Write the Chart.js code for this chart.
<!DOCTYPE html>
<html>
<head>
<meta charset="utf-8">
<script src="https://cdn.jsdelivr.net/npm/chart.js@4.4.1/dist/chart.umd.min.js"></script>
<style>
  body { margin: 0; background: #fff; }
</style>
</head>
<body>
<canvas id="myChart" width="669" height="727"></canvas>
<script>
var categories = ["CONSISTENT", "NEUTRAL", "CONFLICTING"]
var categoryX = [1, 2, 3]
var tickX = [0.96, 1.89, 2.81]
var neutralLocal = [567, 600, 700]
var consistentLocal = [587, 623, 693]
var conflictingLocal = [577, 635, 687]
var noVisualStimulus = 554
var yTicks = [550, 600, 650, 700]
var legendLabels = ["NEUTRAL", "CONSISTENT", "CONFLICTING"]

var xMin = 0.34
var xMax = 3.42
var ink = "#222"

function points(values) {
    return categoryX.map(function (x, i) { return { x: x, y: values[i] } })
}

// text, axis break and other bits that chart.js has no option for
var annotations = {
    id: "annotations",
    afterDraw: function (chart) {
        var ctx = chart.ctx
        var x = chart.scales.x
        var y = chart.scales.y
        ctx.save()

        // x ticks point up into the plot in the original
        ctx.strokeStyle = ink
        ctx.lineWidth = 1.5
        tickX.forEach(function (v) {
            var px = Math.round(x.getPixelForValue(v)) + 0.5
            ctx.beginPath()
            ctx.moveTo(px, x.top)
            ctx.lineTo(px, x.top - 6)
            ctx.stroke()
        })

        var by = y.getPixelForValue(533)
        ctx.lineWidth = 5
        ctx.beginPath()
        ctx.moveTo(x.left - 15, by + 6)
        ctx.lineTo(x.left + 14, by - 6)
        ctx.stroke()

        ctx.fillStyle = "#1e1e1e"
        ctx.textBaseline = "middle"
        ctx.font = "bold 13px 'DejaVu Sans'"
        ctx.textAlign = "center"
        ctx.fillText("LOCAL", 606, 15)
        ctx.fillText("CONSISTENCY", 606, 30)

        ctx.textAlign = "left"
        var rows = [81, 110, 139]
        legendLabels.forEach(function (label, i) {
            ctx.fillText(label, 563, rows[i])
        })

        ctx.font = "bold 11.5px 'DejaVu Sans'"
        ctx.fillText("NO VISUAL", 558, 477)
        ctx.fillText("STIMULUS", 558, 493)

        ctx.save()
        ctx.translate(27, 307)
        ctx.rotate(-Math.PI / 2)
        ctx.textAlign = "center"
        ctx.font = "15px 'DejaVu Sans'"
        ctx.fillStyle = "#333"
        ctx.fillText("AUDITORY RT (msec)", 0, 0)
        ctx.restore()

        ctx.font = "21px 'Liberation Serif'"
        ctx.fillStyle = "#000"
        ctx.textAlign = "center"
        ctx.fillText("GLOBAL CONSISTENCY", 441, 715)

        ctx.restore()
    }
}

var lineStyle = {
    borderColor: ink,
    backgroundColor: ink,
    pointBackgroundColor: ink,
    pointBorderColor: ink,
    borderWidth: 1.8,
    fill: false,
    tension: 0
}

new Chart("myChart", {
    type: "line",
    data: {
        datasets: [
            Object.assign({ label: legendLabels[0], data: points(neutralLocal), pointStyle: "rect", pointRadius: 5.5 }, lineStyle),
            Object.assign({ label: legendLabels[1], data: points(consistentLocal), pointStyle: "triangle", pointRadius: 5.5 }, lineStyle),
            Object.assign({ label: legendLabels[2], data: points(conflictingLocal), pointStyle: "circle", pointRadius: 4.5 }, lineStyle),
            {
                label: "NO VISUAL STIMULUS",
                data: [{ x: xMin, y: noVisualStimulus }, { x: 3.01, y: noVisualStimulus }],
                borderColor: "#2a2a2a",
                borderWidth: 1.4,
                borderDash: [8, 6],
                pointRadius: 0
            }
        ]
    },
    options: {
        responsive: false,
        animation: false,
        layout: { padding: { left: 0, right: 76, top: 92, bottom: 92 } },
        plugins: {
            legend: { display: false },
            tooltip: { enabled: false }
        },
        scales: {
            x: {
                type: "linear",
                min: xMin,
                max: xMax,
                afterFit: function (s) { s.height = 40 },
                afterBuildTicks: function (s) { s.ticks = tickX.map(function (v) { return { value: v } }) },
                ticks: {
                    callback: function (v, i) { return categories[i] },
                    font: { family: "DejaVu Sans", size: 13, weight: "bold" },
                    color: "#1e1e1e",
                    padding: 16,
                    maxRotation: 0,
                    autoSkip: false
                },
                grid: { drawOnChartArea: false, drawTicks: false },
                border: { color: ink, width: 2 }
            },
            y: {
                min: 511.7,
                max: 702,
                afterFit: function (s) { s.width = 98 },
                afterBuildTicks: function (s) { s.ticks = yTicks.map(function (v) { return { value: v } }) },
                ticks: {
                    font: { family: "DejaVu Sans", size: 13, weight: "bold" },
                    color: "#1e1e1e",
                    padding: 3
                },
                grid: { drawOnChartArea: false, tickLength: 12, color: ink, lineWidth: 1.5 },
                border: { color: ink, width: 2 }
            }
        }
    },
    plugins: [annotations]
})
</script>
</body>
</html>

┄┄┄┄┄┄┄┄┄┄┄┄┄┄┄┄┄┄┄┄

Objective: Nothing should be changed: write out all of the data as is.

Answer for the task:
Write the Chart.js code for this chart.
<!DOCTYPE html>
<html>
<head>
<meta charset="utf-8">
<script src="https://cdn.jsdelivr.net/npm/chart.js@4.4.1/dist/chart.umd.min.js"></script>
<style>
  body { margin: 0; background: #fff; }
</style>
</head>
<body>
<canvas id="myChart" width="669" height="727"></canvas>
<script>
var categories = ["CONSISTENT", "NEUTRAL", "CONFLICTING"]
var categoryX = [1, 2, 3]
var tickX = [0.96, 1.89, 2.81]
var neutralLocal = [567, 600, 700]
var consistentLocal = [587, 623, 693]
var conflictingLocal = [577, 635, 687]
var noVisualStimulus = 554
var yTicks = [550, 600, 650, 700]
var legendLabels = ["NEUTRAL", "CONSISTENT", "CONFLICTING"]

var xMin = 0.34
var xMax = 3.42
var ink = "#222"

function points(values) {
    return categoryX.map(function (x, i) { return { x: x, y: values[i] } })
}

// text, axis break and other bits that chart.js has no option for
var annotations = {
    id: "annotations",
    afterDraw: function (chart) {
        var ctx = chart.ctx
        var x = chart.scales.x
        var y = chart.scales.y
        ctx.save()

        // x ticks point up into the plot in the original
        ctx.strokeStyle = ink
        ctx.lineWidth = 1.5
        tickX.forEach(function (v) {
            var px = Math.round(x.getPixelForValue(v)) + 0.5
            ctx.beginPath()
            ctx.moveTo(px, x.top)
            ctx.lineTo(px, x.top - 6)
            ctx.stroke()
        })

        var by = y.getPixelForValue(533)
        ctx.lineWidth = 5
        ctx.beginPath()
        ctx.moveTo(x.left - 15, by + 6)
        ctx.lineTo(x.left + 14, by - 6)
        ctx.stroke()

        ctx.fillStyle = "#1e1e1e"
        ctx.textBaseline = "middle"
        ctx.font = "bold 13px 'DejaVu Sans'"
        ctx.textAlign = "center"
        ctx.fillText("LOCAL", 606, 15)
        ctx.fillText("CONSISTENCY", 606, 30)

        ctx.textAlign = "left"
        var rows = [81, 110, 139]
        legendLabels.forEach(function (label, i) {
            ctx.fillText(label, 563, rows[i])
        })

        ctx.font = "bold 11.5px 'DejaVu Sans'"
        ctx.fillText("NO VISUAL", 558, 477)
        ctx.fillText("STIMULUS", 558, 493)

        ctx.save()
        ctx.translate(27, 307)
        ctx.rotate(-Math.PI / 2)
        ctx.textAlign = "center"
        ctx.font = "15px 'DejaVu Sans'"
        ctx.fillStyle = "#333"
        ctx.fillText("AUDITORY RT (msec)", 0, 0)
        ctx.restore()

        ctx.font = "21px 'Liberation Serif'"
        ctx.fillStyle = "#000"
        ctx.textAlign = "center"
        ctx.fillText("GLOBAL CONSISTENCY", 441, 715)

        ctx.restore()
    }
}

var lineStyle = {
    borderColor: ink,
    backgroundColor: ink,
    pointBackgroundColor: ink,
    pointBorderColor: ink,
    borderWidth: 1.8,
    fill: false,
    tension: 0
}

new Chart("myChart", {
    type: "line",
    data: {
        datasets: [
            Object.assign({ label: legendLabels[0], data: points(neutralLocal), pointStyle: "rect", pointRadius: 5.5 }, lineStyle),
            Object.assign({ label: legendLabels[1], data: points(consistentLocal), pointStyle: "triangle", pointRadius: 5.5 }, lineStyle),
            Object.assign({ label: legendLabels[2], data: points(conflictingLocal), pointStyle: "circle", pointRadius: 4.5 }, lineStyle),
            {
                label: "NO VISUAL STIMULUS",
                data: [{ x: xMin, y: noVisualStimulus }, { x: 3.01, y: noVisualStimulus }],
                borderColor: "#2a2a2a",
                borderWidth: 1.4,
                borderDash: [8, 6],
                pointRadius: 0
            }
        ]
    },
    options: {
        responsive: false,
        animation: false,
        layout: { padding: { left: 0, right: 76, top: 92, bottom: 92 } },
        plugins: {
            legend: { display: false },
            tooltip: { enabled: false }
        },
        scales: {
            x: {
                type: "linear",
                min: xMin,
                max: xMax,
                afterFit: function (s) { s.height = 40 },
                afterBuildTicks: function (s) { s.ticks = tickX.map(function (v) { return { value: v } }) },
                ticks: {
                    callback: function (v, i) { return categories[i] },
                    font: { family: "DejaVu Sans", size: 13, weight: "bold" },
                    color: "#1e1e1e",
                    padding: 16,
                    maxRotation: 0,
                    autoSkip: false
                },
                grid: { drawOnChartArea: false, drawTicks: false },
                border: { color: ink, width: 2 }
            },
            y: {
                min: 511.7,
                max: 702,
                afterFit: function (s) { s.width = 98 },
                afterBuildTicks: function (s) { s.ticks = yTicks.map(function (v) { return { value: v } }) },
                ticks: {
                    font: { family: "DejaVu Sans", size: 13, weight: "bold" },
                    color: "#1e1e1e",
                    padding: 3
                },
                grid: { drawOnChartArea: false, tickLength: 12, color: ink, lineWidth: 1.5 },
                border: { color: ink, width: 2 }
            }
        }
    },
    plugins: [annotations]
})
</script>
</body>
</html>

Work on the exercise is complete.